Dengan bantuan ekonomi -- juga militer -- dari Amerika Serikat
(sekarang 8 milyar dollar setahun, ditambah nantinya sesudah
damai 2 milyar bantuan militer dan setengah milyar lagi untuk
ekonomi selama 3 tahun) Sadat melihat perjanjian damai itu
sebagai jalan keluar. Di Washington, beberapa jam sebelum
menandatangani perjanjian damai itu, ia menyempatkan diri untuk
bertemu dengan sejumlah pengusaha besar sebagai jalan keluar. Di
Washington, beberapa jam sebelum menandatangani perjanjian damai
itu, ia menyempatkan diri untuk bertemu dengan sejumlah
pengusaha besar.
Masihkah dipertanyakan apakah nantinya Mesir -- dengan kedutaan
Israel di Kairo -- tenang membangun ekonominya. Negara-negara
Arab radikal dan orang-orang Palestina berjanji menggagalkan
perdamaian itu, bahkan berniat membunuh Sadat, atau paling
sedikit mengusahakan penggulingannya.
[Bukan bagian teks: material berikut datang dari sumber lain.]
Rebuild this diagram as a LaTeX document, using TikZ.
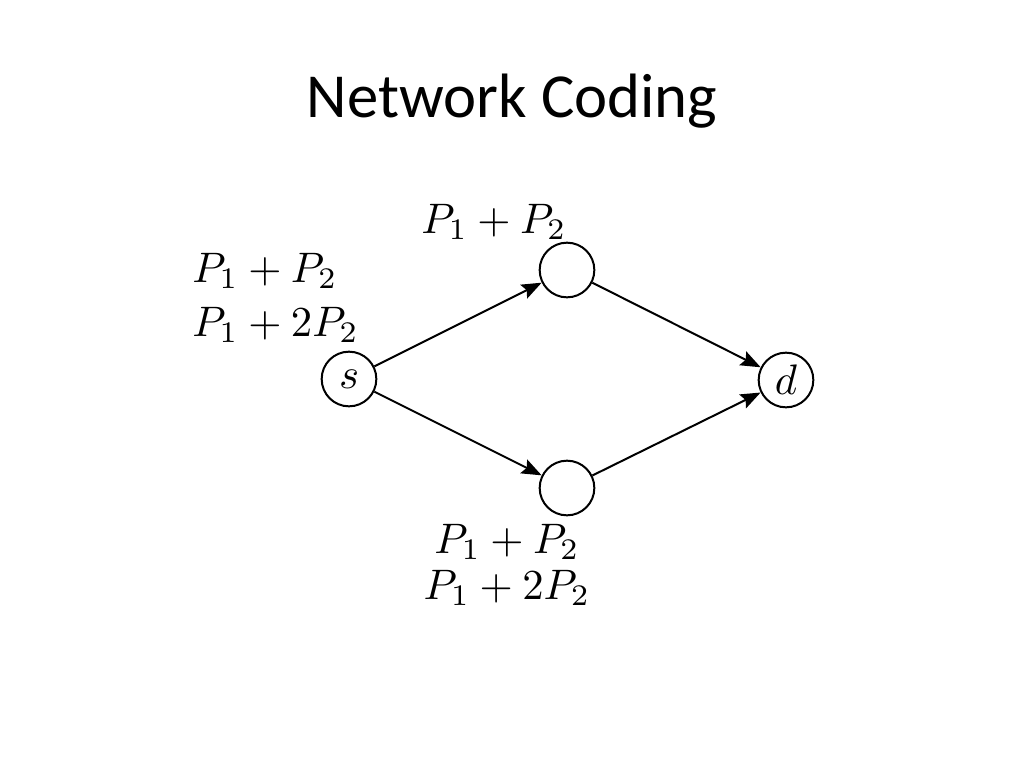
\documentclass[tikz,border=0pt]{standalone}
\usepackage{graphicx}
\usepackage[no-math]{fontspec}
\newfontfamily\slidefont{Carlito}
\usetikzlibrary{arrows.meta,positioning}
\newcommand{\pkt}[1]{\scalebox{3.2}{$#1$}}

\begin{document}
\begin{tikzpicture}[x=0.75pt,y=-0.75pt,
                     station/.style={
                                % The shape:
                                circle,minimum size=41pt,inner sep=0pt,
                                % The rest
                                draw=black,line width=1.5pt},
                     packets/.style={inner sep=0pt,font=\fontsize{10}{34.5}\selectfont},
                     flow/.style={line width=1.5pt,
                                -{Stealth[length=15pt,width=11.5pt,inset=2.5pt]}}]
 \useasboundingbox[fill=white] (0,0) rectangle (1024,768);
 \node (title) [anchor=base,font=\slidefont\fontsize{47}{56}\selectfont]
       at (512,117) {Network Coding};
 \node (s)     [station] at (349,379) {\pkt{s}};
 \node (upper) [station] at (567,270) {};
 \node (lower) [station] at (567,488) {};
 \node (d)     [station] at (786,380) {\pkt{d}};
 % what each node holds
 \node (srcpk)   [packets,align=left,anchor=base west] at (192,336)
       {\pkt{P_1+P_2}\\[6pt]\pkt{P_1+2P_2}};
 \node (upperpk) [packets,anchor=base] at (494,233) {\pkt{P_1+P_2}};
 \node (lowerpk) [packets,align=center,anchor=base] at (507,599)
       {\pkt{P_1+P_2}\\\pkt{P_1+2P_2}};
 \draw [flow] (s) -- (upper);
 \draw [flow] (s) -- (lower);
 \draw [flow] (upper) -- (d);
 \draw [flow] (lower) -- (d);
\end{tikzpicture}
\end{document}
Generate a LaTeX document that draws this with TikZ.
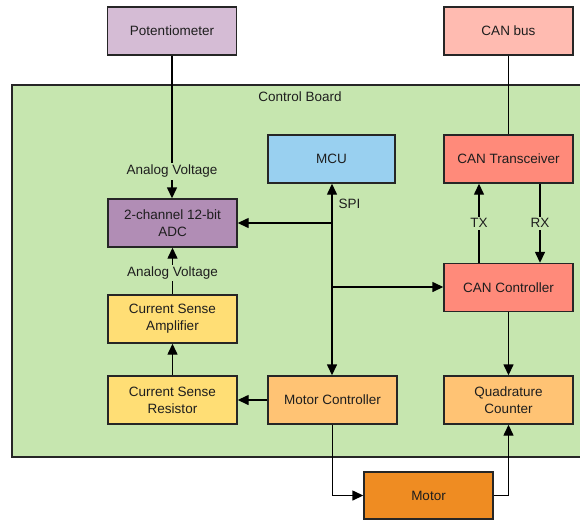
\documentclass[tikz,border=0pt]{standalone}
\usepackage{fontspec}
\setmainfont{Liberation Sans}
\usetikzlibrary{arrows.meta}
\definecolor{boardgreen}{RGB}{198,230,175}
\definecolor{potcol}{RGB}{213,188,213}
\definecolor{canbuscol}{RGB}{255,187,177}
\definecolor{mcucol}{RGB}{153,208,240}
\definecolor{adccol}{RGB}{177,141,181}
\definecolor{cancol}{RGB}{255,138,122}
\definecolor{senscol}{RGB}{255,222,117}
\definecolor{orcol}{RGB}{255,195,116}
\definecolor{motorcol}{RGB}{239,140,34}
\definecolor{txt}{RGB}{30,30,30}
\begin{document}
\begin{tikzpicture}[x=1pt,y=-1pt,
  font=\fontsize{13.5}{17}\selectfont,
  every node/.style={text=txt},
  blk/.style={draw=black!85, line width=1.4pt, minimum width=129pt, minimum height=48pt, align=center, inner sep=0pt},
  conn/.style={line width=1.4pt, draw=black},
  arr/.style={conn, -{Triangle[length=11pt,width=10pt]}},
  lbl/.style={fill=boardgreen, inner sep=2pt}]
\useasboundingbox (0,0) rectangle (580,520);
% board
\draw[fill=boardgreen, draw=black!85, line width=1.4pt] (12,85) rectangle (600,457);
\node (boardlbl) at (300,97) {Control Board};
% blocks
\node[blk, fill=potcol] (pot) at (172,31) {Potentiometer};
\node[blk, fill=canbuscol] (canbus) at (508.5,31) {CAN bus};
\node[blk, fill=mcucol, minimum width=127pt] (mcu) at (331.5,159) {MCU};
\node[blk, fill=adccol] (adc) at (172.5,223) {2-channel 12-bit\\ADC};
\node[blk, fill=cancol] (cantr) at (508.5,159) {CAN Transceiver};
\node[blk, fill=cancol] (canc) at (508.5,287.5) {CAN Controller};
\node[blk, fill=senscol] (amp) at (172.5,319) {Current Sense\\Amplifier};
\node[blk, fill=senscol] (res) at (172.5,400) {Current Sense\\Resistor};
\node[blk, fill=orcol] (mc) at (332.5,400) {Motor Controller};
\node[blk, fill=orcol] (quad) at (508.5,400) {Quadrature\\Counter};
\node[blk, fill=motorcol, minimum height=47pt] (motor) at (428.5,495.5) {Motor};
% connectors
\draw[arr] (pot.south) -- node[lbl, pos=0.81] (av1) {Analog Voltage} (pot.south |- adc.north);
\draw[conn] (canbus.south) -- (canbus.south |- cantr.north);
\coordinate (spiA) at (332,223);
\coordinate (spiB) at (332,287);
\draw[arr] (spiA) -- (mcu.south -| spiA) node[pos=0.5, right, inner sep=6pt] (spi) {SPI};
\draw[arr] (spiA) -- (mc.north -| spiA);
\draw[arr] (spiA) -- (adc.east |- spiA);
\draw[arr] (spiB) -- (canc.west |- spiB);
\coordinate (txx) at (479,0);
\coordinate (rxx) at (540,0);
\draw[arr] (canc.north -| txx) -- node[lbl, pos=0.5] (tx) {TX} (cantr.south -| txx);
\draw[arr] (cantr.south -| rxx) -- node[lbl, pos=0.5] (rx) {RX} (canc.north -| rxx);
\draw[arr] (canc.south) -- (quad.north);
\draw[arr] (mc.west) -- (res.east);
\draw[arr] (res.north) -- (amp.south);
\draw[arr] (amp.north) -- node[lbl, pos=0.46] (av2) {Analog Voltage} (adc.south);
\draw[arr] (mc.south) |- (motor.west);
\draw[arr] (motor.east) -| (quad.south);
\end{tikzpicture}
\end{document}
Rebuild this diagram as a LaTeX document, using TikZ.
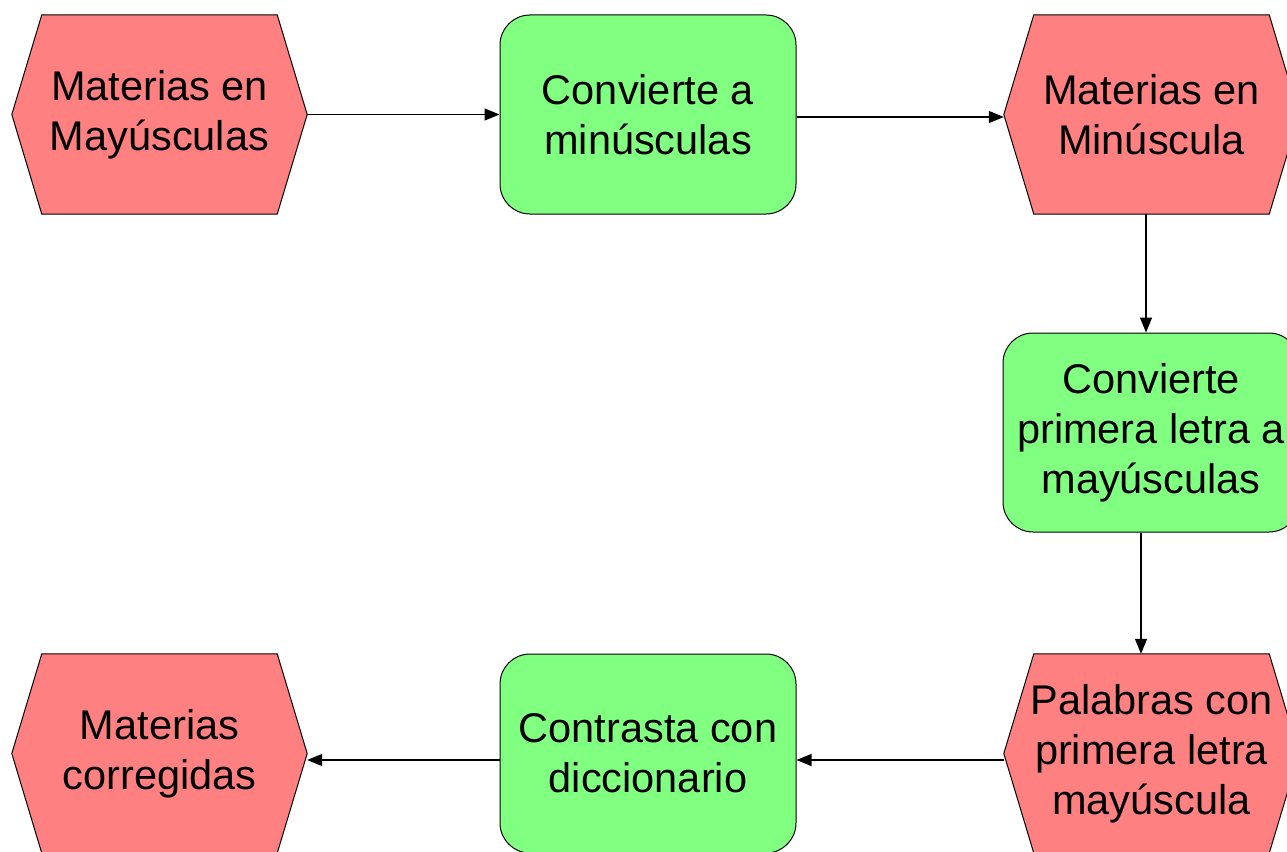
\documentclass[tikz,border=0pt]{standalone}
\usepackage{fontspec}
\setmainfont{Liberation Sans}
\usetikzlibrary{arrows.meta,backgrounds}
\definecolor{evred}{HTML}{FF8080}
\definecolor{fngreen}{HTML}{80FF80}
\tikzset{
  hexnode/.style={minimum width=295pt,minimum height=199pt,inner sep=0pt,align=center,
    font=\fontsize{41.5}{50}\selectfont},
  funcbox/.style={draw=black,line width=1pt,fill=fngreen,rounded corners=30pt,
    minimum width=296pt,minimum height=199pt,inner sep=0pt,align=center,
    font=\fontsize{41.5}{50}\selectfont},
  hexfill/.style={draw=black,line width=1pt,fill=evred},
  conn/.style={line width=1.3pt,-{Triangle[length=15pt,width=12pt]}}
}
\newcommand{\hexdraw}[1]{%
  \begin{scope}[on background layer]
  \path[hexfill] (#1.west) -- ([xshift=30pt]#1.north west) -- ([xshift=-30pt]#1.north east)
    -- (#1.east) -- ([xshift=-30pt]#1.south east) -- ([xshift=30pt]#1.south west) -- cycle;
  \end{scope}}
\begin{document}
\begin{tikzpicture}[x=1pt,y=-1pt]
\useasboundingbox (0,0) rectangle (1287,851);
\clip (0,0) rectangle (1287,851);
\node[hexnode] (h1) at (159.5,114.5) {Materias en\\Mayúsculas};
\node[funcbox] (g1) at (648,114.5) {Convierte a\\minúsculas};
\node[hexnode] (h2) at (1151.5,114.5) {Materias en\\Minúscula};
\node[funcbox] (g2) at (1151,432.5) {Convierte\\primera letra a\\mayúsculas};
\node[hexnode] (h3) at (1151.5,753.5) {Palabras con\\primera letra\\mayúscula};
\node[funcbox] (g3) at (648,753.5) {Contrasta con\\diccionario};
\node[hexnode] (h4) at (159.5,753.5) {Materias\\corregidas};
\hexdraw{h1}\hexdraw{h2}\hexdraw{h3}\hexdraw{h4}
\draw[conn] (h1.east) -- (g1.west);
\draw[conn] ([yshift=-2.5pt]g1.east) -- ([yshift=-2.5pt]h2.west);
\draw[conn] ([xshift=-5.5pt]h2.south) -- ([xshift=-5pt]g2.north);
\draw[conn] ([xshift=-10pt]g2.south) -- ([xshift=-10.5pt]h3.north);
\draw[conn] ([yshift=-6.5pt]h3.west) -- ([yshift=-6.5pt]g3.east);
\draw[conn] ([yshift=-6.5pt]g3.west) -- ([yshift=-6.5pt]h4.east);
\end{tikzpicture}
\end{document}
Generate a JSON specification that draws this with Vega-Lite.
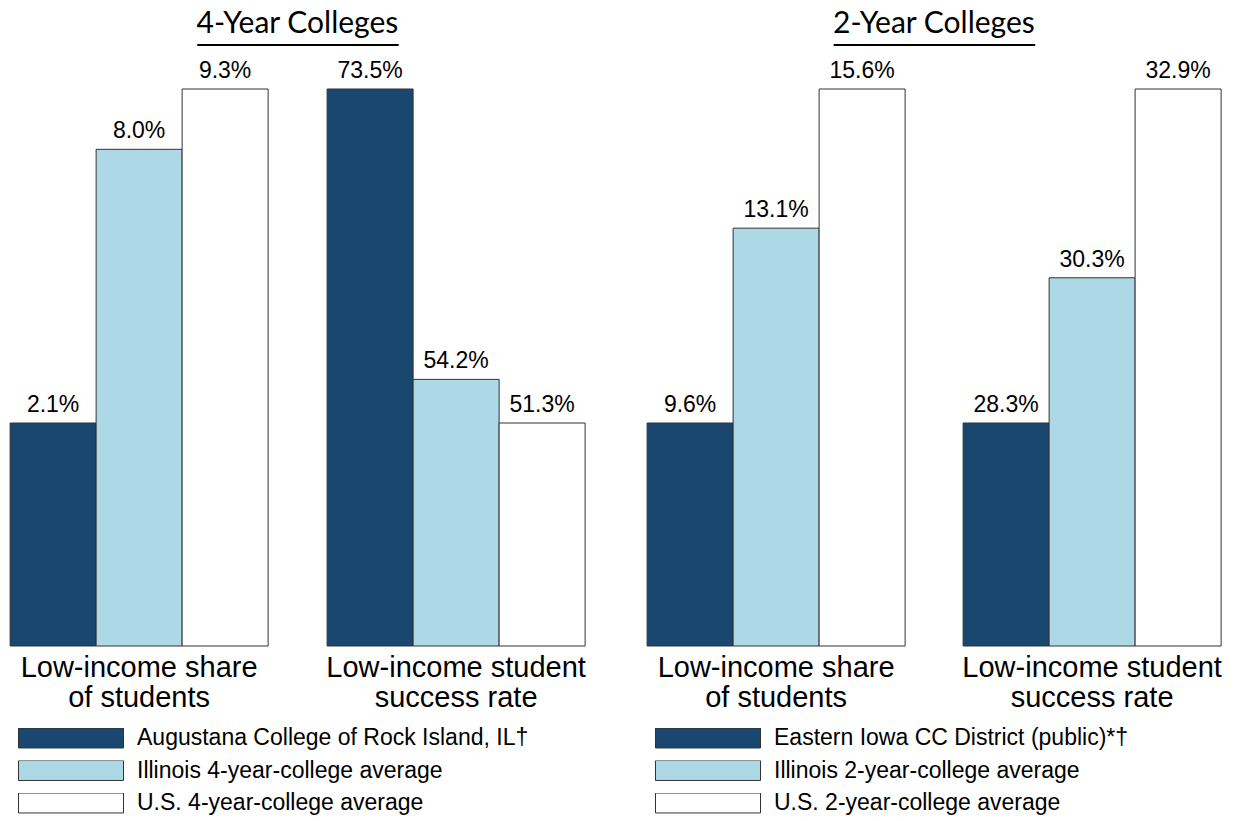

Yang pasti mudah mereka
lakukan adalah mengisolir Mesir secara ekonomis dan politik.
Tapi usaha seperti ini rasanya sudah diperhitungkan Mesir.
Yang nampaknya bakal berat bagi Sadat ialah jika ternyata
kemudian ia tidak berhasil dengan cepat mengatasi masalah dalam
negeri Mesir -- politik maupun ekonomi -- sementara Israel terus
pula berkeras kepala memaksakan tafsirannya terhadap persetujuan
damai seperti yang selama ini mereka lakukan.